Sackville council considers scrapping anti-skateboard by-law

Andrew Black sits at a white desk during a Sackville town council meeting with a Canadian flag behind him and a lap top and microphone in front of him
Coun. Andrew Black said Sackville is considering removing the bylaw provisions that ban skateboards on the streets. Photo courtesy of Bruce Wark.
Erica Butler - CHMA - SackvilleNB | 11-02-2021

Sackville town council is considering doing away with bylaw provisions that ban skateboards on town streets.

Coun. Andrew Black sits on the Policy and By-law Committee, which brought an amended Street Traffic bylaw forward at this past Monday’s council meeting. He says the discussion around amending the bylaw started back in September.

“A number of people had noticed a number of skateboarders in town,” says Black. “And we’ve had an anti-skateboard by-law on the books for quite some time. So we just started throwing around the idea of bringing it forward to council again, and seeing if there was any interest in changing it.”

Black says that the issue is longstanding, and has been mentioned in years past, when improvements to the skatepark were being discussed.

“Every time skateboards came up, it seemed to be either myself or a couple other councillors who mentioned how silly it was to have an anti-skateboard bylaw on the books," he adds.

Black is a skateboarder himself, and says it’s odd to have a bylaw banning a mode of transportation.

“We talk about how Sackville wants to be an active community,” says Black. “There’s a stress for people to be able to get around without using vehicles, and to have a healthy lifestyle in Sackville. And skateboarding is certainly one of those modes of transportation where you don’t need to rely on fossil fuels, you can just get around by yourself, which is certainly something to be celebrated.”

Black says he’s confident there are people who would use skateboards to get around, if there weren’t a by-law prohibiting them from doing so.

“I’ve seen lots of people walk their skateboards from their house to the skate park in recognition of the bylaw, which is commendable,” says Black. “But I’m sure they would love to be able to skate on the streets just as a bike would, or rollerblades for that matter.”

The committee consulted the local RCMP, who had no issue with the idea of scrapping the law, says Black.
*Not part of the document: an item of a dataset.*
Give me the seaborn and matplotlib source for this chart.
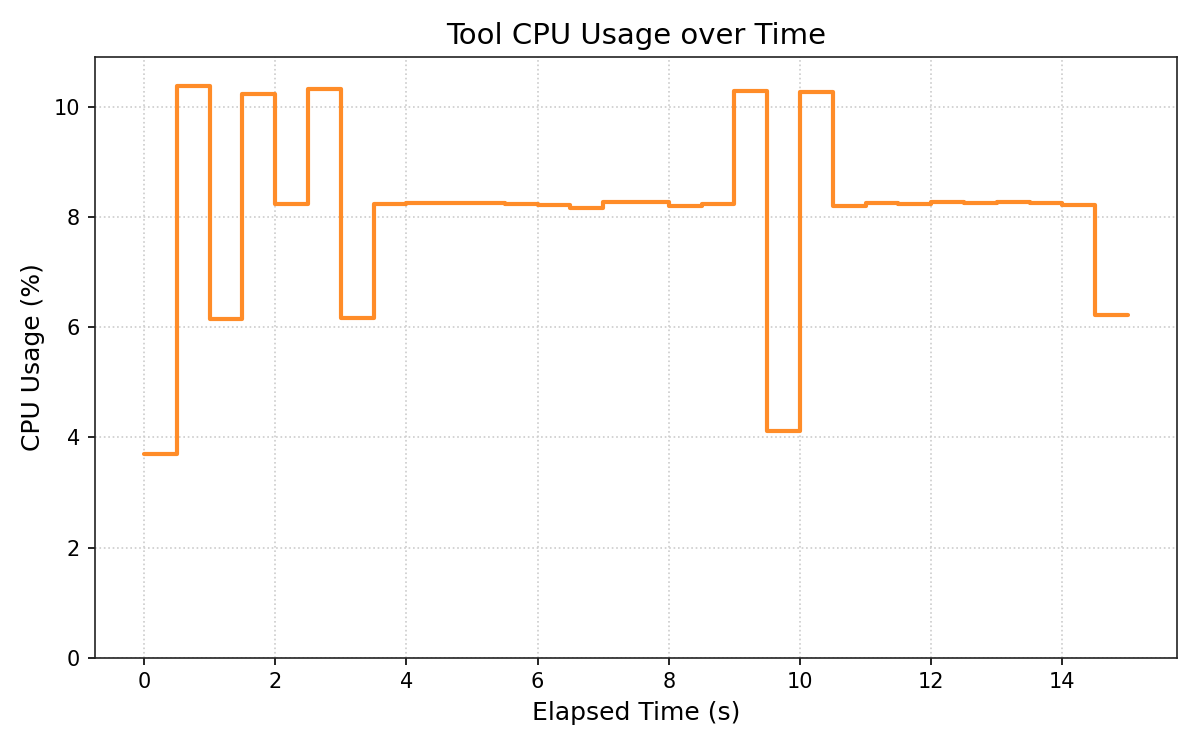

For simplicity’s sake, the committee decided to simply strike the portion of the bylaw banning skateboards, and add the mode in with the sections covering bicycles and rollerblades. That means skateboards, like bikes and inline skates, are allowed on streets but not on sidewalks in town and helmets must be worn while using them.

The proposed amendment will come back to council next month, says Black, and most likely get a second and third reading at that time.

Black says that once the bylaw is changed, he will likely be one of the people taking advantage of it, as he did before he knew that bylaw existed.

“It used to be, before I was on council, that I would longboard to work,” says Black. “I got pulled over by an RCMP officer, one of the officers that I knew from Sackville, and he said, Andrew, you know, you’re not allowed to skateboard on the streets. At the time, I didn’t know that, and I made a joke and said, well, it’s not a skateboard, it’s a longboard, which he didn’t find particularly funny. He gave me warning, and that was the end of that.”

“So will it change things for me? Yeah, I’d love to be able to longboard more in town, and be okay with it, and feel comfortable doing that,” says Black.

Town council’s next regular meeting is March 8, with a discussion meeting happening the week before on March 1.